In April 2019, VirtAI Tech, a Chinese AI accelerator virtualization and resource pooling service provider, was established. The founding team came from Dell EMC China Research Institute. It mainly provides users with AI accelerator virtualization and resource pooling software and solutions. The Orion vGPU software developed by it is a system software that provides resource pooling and virtualization capabilities for GPUs in the cloud or data center. Through an efficient communication mechanism, CUDA applications can run on any physical machine, container or virtual machine in the cloud or data center without mounting a physical GPU, while providing these applications with hardware computing power in the GPU resource pool.

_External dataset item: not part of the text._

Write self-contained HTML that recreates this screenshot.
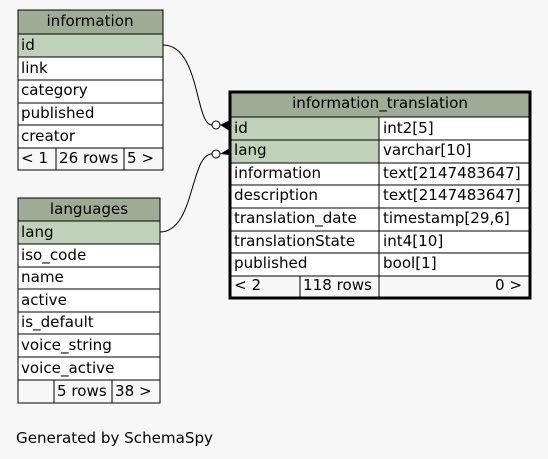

OrionX is mainly implemented by intercepting the API of CUDA Runtime/Driver and its surrounding ecological libraries. The core is divided into the following parts:

  • Orion Controller: responsible for resource management of the entire GPU resource pool. It responds to the Orion client’s vGPU request, and allocates and returns Orion vGPU resources from the GPU resource pool to the Orion client’s CUDA application.
  • Orion Server: the back-end service program responsible for GPU resource utilization is deployed on each CPU and GPU node and takes over all physical GPUs in the machine. When the Orion client application is running, a connection to the Orion server is established through the resource scheduling of the Orion controller. Orion server provides an isolated running environment and real GPU hardware computing power for all CUDA calls of its applications.
  • Orion Client: simulates the Nvidia CUDA runtime environment and provides a new implementation of API interface compatibility for CUDA programs. By cooperating with other functional components of Orion, a certain number of virtual GPUs (Orion vGPU) are virtualized for CUDA applications. CUDA applications that use the CUDA dynamic link library can be set up through the operating system environment, so that the operating system is responsible for linking a CUDA application to the dynamic link library provided by Orion client at runtime. Since Orion client simulates the Nvidia CUDA running environment, CUDA applications can run directly on Orion vGPU transparently and without modification.

3 Other

3.1 Technical Difficulties

Due to Nvidia’s closed source nature, remote GPUs have many technical difficulties, such as the kernel launch mechanism, context mechanism, hidden APIs, etc. At the same time, there are also some engineering difficulties, such as the development and maintenance of thousands of API interceptions, etc. Refer to the cuda_hook open source code.

3.2 GPU Live Migration

GPU pooling combined with virtualization can better achieve elastic scaling of cloud services. However, when cluster resources are tight or the fragmentation rate is high, the success rate of elastic scaling is low. At this time, live migration technology of GPU tasks is urgently needed to cooperate with the cluster. Overall planning and scheduling improve the success rate of elastic scaling of cloud services.